Однако сегодня, по словам Андрея Сахнина, потенциальный конфликт усложнился новым обстоятельством: «Теперь помимо конфликта между сверхбогатыми и всеми остальными есть значимое трение и между бедным большинством и средним классом. И это трение начинает играть все большую роль, что заметно, например, по Франции, где “желтые жилеты” гнали прочь правильных парижских левачков. Или по США, где этот конфликт породил эпоху Трампа. Мы видим его и в России, где, в частности, команда Навального как раз работает со средним классом, что объективно усложняет задачу социального раскола по всей горизонтали».

Выходит, что и на уровне так называемых несистемных левый фланг в России оказывается пустым. Но тогда кто сможет ответить на усиливающийся левый запрос?

Семантическое пресыщение

Обыденность. Если долго повторять какое-то слово, оно утрачивает свой смысл. В когнитивной психологии такой эффект известен как «семантическое пресыщение», когда в коре головного мозга происходит реактивное торможение как реакция на постоянное повторение.

Кажется, что примерно то же произошло сегодня и с левой повесткой / левым поворотом в области публичной политики. Любой партии, стремящейся получить реальную поддержку, так или иначе приходится примерять на себя атрибуты левизны и прокламировать ее лозунги, которые по своему содержанию все больше напоминают «за все хорошее и против всего плохого», в то время как о действительной левизне никто и не думает или боится ее больше «оппозиции».

 

Но пока слова в политических лозунгах утрачивали свой смысл от их постоянного повторения, стоящее за ними содержание наполняется плотью и кровью реальности, где радикализация требований — что справа, что слева — становится все более явной, а уютный центризм начинает вызывать тошноту. Тренд на усиление «крайних» — главный в последние несколько лет. И ответить на него возможно только в рамках демократических процедур, введя его в поле коалиционного строительства, которое всегда отсекает то, что для системы губительно априори, но зато оставляет саму энергию, идущую из этого общественного запроса.

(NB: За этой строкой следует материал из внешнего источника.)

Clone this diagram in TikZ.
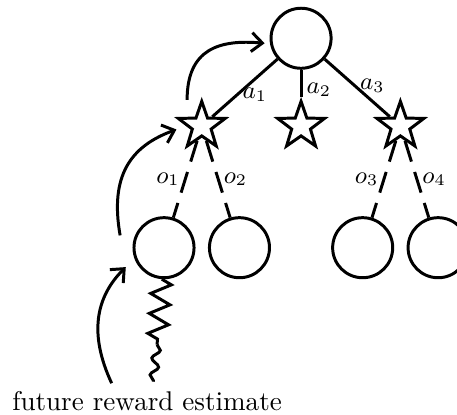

Однако здесь возникает еще одна проблема — эрозия традиционной для левых сил социальной базы, связанная с повсеместным сокращением численности промышленных рабочих и инженерно-технического персонала. В то время как реальный переход левого запроса в практику требует низовой солидарности, растворенной в самой повседневности, где индивидуализм последовательно оттесняется на задний план. И последнее, быть может, самая острая в России проблема.

Как замечает один из левых активистов, «люди живут с узким, коротким горизонтом планирования. Они нацелены на решение своей конкретной проблемы… У людей есть ощущение, что за частные интересы выступать легитимно, а за общие — опасно. А левые активисты предлагают обострение конфликта. Люди не готовы, эта ценность не имеет фундаментального значения, не верят в результативность. Надо, чтобы человек социализировался в активизме».

Так что пока левый поворот, похоже, никуда Россию не ведет. Потому что «верхи» боятся, а «низы» не хотят.